- _Dataset_:
--- Begin ---

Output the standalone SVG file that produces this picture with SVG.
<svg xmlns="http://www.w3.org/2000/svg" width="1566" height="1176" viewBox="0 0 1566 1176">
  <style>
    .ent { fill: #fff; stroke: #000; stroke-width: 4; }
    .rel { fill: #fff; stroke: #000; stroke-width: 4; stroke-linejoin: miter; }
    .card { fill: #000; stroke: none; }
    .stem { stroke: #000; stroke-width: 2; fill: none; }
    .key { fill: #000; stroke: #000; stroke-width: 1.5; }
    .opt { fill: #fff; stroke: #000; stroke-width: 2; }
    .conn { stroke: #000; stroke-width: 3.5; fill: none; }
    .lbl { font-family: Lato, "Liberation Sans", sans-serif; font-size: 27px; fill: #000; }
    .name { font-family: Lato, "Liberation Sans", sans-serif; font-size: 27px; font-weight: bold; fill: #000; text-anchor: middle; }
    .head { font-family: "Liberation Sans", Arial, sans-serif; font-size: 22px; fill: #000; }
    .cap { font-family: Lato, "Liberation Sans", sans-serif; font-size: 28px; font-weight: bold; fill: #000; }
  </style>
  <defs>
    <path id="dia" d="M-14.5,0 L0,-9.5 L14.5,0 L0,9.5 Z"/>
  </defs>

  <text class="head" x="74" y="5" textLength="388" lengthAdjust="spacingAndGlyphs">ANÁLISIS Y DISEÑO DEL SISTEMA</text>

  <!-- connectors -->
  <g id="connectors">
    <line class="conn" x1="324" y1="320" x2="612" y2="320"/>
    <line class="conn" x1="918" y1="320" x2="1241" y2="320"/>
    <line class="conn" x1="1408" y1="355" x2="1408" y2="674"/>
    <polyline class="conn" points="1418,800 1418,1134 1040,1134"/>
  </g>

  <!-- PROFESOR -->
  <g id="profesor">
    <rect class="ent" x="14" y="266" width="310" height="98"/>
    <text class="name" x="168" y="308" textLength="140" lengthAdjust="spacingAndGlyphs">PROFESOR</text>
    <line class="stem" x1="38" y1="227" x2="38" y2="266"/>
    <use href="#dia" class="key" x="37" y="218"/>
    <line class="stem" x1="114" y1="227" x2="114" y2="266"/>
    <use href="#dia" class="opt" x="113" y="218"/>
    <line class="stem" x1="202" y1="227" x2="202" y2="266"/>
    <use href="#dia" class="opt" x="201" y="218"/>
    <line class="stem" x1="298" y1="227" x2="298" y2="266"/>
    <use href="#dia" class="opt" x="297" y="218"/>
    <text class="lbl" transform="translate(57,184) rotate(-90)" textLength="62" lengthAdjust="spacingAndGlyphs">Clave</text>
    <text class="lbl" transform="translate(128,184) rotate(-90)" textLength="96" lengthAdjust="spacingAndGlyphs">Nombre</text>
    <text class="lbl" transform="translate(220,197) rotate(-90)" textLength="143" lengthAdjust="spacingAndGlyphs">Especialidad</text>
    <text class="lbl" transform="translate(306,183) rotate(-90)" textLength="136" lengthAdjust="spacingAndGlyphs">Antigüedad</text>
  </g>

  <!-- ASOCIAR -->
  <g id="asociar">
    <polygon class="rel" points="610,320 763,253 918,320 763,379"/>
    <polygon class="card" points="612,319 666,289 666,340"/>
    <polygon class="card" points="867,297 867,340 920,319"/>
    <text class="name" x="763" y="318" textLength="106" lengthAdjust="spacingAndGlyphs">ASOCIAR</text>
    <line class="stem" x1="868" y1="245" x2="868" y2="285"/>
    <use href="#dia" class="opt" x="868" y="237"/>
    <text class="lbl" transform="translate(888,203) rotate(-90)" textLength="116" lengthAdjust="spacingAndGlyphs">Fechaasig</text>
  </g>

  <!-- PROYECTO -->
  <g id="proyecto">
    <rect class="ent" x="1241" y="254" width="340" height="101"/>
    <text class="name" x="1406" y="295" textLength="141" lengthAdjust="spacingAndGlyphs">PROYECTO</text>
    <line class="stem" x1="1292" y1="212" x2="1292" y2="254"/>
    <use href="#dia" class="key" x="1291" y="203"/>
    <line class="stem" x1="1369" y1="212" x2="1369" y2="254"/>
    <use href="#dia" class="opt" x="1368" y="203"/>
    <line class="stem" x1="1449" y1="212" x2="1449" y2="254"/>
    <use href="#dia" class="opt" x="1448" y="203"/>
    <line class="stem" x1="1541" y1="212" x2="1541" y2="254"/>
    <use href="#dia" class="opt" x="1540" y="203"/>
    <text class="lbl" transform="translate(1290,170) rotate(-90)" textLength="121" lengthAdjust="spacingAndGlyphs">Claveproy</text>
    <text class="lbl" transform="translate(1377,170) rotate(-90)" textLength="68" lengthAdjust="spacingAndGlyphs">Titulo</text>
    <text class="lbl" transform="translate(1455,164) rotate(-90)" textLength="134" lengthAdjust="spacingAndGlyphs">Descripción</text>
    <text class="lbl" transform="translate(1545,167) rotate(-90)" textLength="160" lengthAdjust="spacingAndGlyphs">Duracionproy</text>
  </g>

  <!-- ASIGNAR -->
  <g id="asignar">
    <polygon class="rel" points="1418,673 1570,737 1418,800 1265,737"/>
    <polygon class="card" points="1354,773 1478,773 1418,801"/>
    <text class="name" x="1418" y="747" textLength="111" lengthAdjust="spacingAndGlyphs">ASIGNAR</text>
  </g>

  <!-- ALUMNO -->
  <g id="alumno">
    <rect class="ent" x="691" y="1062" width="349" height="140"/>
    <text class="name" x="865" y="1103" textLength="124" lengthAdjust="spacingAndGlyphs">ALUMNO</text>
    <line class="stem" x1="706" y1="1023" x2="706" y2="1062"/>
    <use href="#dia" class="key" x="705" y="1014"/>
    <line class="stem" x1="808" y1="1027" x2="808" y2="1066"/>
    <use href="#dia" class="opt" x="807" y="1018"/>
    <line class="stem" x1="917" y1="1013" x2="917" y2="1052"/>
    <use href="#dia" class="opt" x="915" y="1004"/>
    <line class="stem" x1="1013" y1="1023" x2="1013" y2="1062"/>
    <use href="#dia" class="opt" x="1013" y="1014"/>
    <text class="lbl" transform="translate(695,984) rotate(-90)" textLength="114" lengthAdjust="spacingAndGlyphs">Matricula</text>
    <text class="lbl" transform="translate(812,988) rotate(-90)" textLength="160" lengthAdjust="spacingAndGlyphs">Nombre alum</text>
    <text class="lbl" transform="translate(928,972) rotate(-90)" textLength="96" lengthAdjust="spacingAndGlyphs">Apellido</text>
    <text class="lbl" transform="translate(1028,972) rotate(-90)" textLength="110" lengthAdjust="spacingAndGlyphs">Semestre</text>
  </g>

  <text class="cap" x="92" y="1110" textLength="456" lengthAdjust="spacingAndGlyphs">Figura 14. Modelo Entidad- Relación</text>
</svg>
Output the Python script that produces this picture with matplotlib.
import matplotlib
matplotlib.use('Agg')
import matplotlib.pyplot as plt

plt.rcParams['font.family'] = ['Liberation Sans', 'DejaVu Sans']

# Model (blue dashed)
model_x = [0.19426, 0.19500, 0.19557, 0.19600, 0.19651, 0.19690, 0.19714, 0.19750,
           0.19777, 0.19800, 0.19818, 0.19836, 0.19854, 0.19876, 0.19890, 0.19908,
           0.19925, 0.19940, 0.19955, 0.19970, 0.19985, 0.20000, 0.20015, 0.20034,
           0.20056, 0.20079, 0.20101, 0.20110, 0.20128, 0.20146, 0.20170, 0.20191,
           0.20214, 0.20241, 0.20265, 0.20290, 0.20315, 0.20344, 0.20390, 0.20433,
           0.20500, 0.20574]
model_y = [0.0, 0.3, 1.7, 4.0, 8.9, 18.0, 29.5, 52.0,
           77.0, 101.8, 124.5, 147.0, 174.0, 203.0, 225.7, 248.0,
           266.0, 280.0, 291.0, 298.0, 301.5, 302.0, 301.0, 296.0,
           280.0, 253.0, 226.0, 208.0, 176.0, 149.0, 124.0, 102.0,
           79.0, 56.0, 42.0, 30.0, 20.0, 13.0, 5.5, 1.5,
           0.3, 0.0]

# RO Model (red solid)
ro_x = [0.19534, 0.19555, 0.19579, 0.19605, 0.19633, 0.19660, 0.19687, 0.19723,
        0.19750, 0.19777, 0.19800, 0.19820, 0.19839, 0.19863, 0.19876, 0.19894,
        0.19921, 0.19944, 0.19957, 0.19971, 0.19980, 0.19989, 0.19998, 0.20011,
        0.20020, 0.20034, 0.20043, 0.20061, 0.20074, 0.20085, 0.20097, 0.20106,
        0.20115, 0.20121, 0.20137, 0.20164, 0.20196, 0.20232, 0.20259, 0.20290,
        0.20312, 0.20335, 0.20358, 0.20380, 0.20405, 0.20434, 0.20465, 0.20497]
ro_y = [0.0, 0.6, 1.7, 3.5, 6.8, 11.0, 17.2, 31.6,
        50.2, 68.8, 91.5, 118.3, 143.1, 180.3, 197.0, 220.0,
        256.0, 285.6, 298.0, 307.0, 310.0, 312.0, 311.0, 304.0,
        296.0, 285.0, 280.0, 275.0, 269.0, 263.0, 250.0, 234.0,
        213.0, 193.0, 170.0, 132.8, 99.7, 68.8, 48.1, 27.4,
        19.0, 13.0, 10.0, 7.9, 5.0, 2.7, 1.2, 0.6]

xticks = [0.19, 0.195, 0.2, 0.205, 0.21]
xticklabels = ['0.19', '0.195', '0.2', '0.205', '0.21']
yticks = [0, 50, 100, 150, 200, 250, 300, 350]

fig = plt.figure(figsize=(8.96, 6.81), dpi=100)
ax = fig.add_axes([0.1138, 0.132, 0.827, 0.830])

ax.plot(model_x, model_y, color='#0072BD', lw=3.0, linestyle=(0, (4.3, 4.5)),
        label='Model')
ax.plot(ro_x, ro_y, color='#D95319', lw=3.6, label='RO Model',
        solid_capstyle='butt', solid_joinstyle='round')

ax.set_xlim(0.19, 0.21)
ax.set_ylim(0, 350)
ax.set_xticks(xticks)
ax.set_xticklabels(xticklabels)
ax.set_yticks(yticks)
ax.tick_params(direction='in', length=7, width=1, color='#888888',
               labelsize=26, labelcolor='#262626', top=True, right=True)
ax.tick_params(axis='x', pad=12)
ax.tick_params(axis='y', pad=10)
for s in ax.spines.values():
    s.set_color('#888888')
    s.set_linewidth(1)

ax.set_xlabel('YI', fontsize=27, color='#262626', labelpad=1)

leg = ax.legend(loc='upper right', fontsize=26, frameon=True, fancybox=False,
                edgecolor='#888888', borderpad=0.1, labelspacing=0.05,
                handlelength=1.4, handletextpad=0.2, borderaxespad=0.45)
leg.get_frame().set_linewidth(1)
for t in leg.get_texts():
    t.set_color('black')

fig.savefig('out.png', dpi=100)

--- End ---

- _Exercise aim_: Write out, exactly as they stand, the lines from the one containing "Output the Python" through the one containing "plt.rcParams['font.family'] = ['Liberation", both ends included.

- _Solution for this exercise_:
Output the Python script that produces this picture with matplotlib.
import matplotlib
matplotlib.use('Agg')
import matplotlib.pyplot as plt

plt.rcParams['font.family'] = ['Liberation Sans', 'DejaVu Sans']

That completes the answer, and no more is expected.